(The problem) Pick out every line of the entries below where "Apache" occurs, and copy those lines.

(Information provided)

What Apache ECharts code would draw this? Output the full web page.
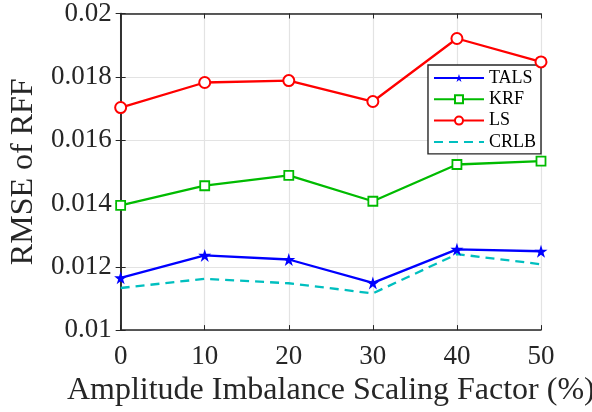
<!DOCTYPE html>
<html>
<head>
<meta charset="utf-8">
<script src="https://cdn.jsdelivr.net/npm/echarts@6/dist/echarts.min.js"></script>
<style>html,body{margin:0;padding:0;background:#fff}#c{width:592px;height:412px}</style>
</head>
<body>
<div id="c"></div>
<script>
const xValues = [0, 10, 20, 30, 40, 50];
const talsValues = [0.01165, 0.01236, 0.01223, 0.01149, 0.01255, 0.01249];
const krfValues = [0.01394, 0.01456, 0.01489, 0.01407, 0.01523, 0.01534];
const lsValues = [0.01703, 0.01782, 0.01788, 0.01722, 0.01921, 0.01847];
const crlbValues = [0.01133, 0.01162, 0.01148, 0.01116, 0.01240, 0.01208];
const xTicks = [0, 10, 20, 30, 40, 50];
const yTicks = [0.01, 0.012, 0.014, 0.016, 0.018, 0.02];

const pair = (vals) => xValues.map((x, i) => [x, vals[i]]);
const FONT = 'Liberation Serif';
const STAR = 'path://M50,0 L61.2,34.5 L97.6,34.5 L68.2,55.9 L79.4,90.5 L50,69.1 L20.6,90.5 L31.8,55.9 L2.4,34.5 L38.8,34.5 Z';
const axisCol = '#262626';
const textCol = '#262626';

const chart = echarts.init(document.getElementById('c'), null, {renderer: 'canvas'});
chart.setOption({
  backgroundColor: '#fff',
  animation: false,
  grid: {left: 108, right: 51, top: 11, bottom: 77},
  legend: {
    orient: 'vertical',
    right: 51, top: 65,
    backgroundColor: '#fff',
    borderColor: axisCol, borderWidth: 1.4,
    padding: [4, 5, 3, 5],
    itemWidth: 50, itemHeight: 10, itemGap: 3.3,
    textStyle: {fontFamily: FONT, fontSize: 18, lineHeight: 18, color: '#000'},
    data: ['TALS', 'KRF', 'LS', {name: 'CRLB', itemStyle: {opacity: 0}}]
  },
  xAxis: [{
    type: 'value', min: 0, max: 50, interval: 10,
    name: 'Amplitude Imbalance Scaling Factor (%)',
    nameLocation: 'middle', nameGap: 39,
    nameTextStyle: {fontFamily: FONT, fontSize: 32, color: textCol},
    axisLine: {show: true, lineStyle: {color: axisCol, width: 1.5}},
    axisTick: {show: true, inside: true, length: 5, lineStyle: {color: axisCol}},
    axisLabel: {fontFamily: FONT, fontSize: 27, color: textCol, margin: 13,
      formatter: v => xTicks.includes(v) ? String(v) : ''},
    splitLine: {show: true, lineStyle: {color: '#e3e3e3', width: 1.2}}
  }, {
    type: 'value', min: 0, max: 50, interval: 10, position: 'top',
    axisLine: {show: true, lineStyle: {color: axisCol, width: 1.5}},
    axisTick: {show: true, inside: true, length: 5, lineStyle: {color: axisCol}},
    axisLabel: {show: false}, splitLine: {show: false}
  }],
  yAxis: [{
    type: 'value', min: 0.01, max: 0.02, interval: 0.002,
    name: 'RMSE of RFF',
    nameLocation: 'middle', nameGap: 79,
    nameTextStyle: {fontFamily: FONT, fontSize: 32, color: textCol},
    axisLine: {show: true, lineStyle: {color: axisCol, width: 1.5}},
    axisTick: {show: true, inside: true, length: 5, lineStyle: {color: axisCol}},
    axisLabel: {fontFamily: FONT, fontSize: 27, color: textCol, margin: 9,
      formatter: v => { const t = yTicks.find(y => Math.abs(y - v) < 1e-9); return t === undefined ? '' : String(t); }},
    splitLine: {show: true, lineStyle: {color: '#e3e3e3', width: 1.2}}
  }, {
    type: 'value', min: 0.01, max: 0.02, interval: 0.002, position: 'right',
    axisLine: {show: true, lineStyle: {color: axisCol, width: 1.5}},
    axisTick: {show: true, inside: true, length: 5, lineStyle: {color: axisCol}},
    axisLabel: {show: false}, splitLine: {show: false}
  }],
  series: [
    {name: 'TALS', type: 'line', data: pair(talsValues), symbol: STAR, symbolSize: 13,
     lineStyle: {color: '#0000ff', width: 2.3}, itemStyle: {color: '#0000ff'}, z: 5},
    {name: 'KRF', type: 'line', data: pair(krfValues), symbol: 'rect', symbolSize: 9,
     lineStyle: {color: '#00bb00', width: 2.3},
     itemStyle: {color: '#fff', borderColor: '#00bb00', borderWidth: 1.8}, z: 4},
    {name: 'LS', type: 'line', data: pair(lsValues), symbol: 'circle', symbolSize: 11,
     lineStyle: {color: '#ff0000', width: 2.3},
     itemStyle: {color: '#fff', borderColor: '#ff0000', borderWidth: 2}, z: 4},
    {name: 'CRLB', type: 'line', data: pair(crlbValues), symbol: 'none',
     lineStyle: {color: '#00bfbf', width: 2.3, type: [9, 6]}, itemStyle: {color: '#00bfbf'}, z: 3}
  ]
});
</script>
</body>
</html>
* * *
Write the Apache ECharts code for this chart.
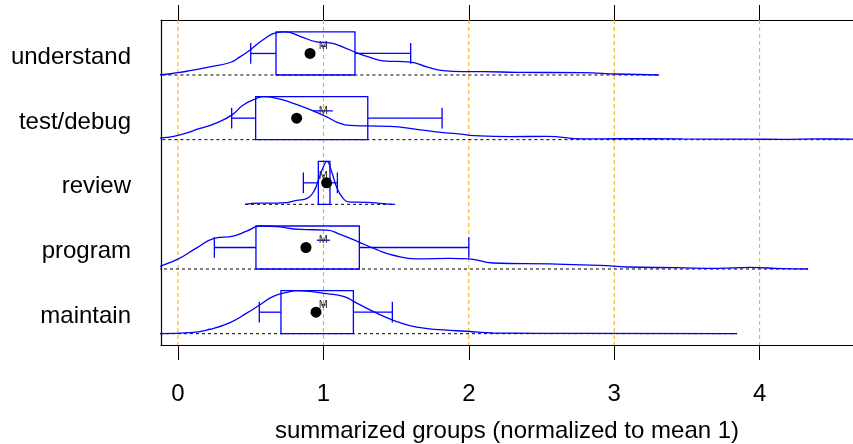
* * *
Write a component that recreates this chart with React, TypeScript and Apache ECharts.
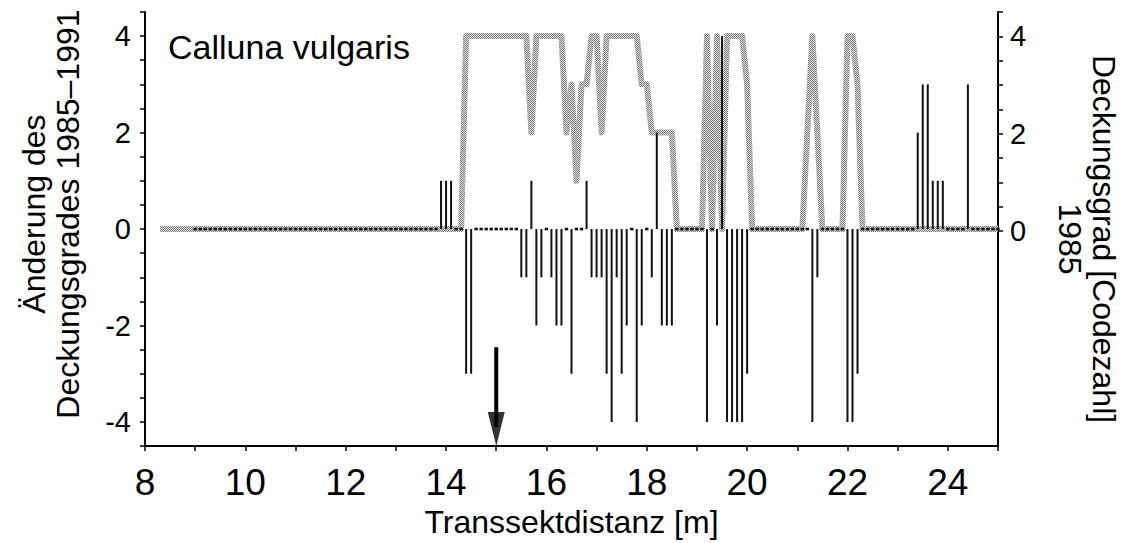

(Output of the exercise)
What Apache ECharts code would draw this? Output the full web page.
Write the Apache ECharts code for this chart.
Write a component that recreates this chart with React, TypeScript and Apache ECharts.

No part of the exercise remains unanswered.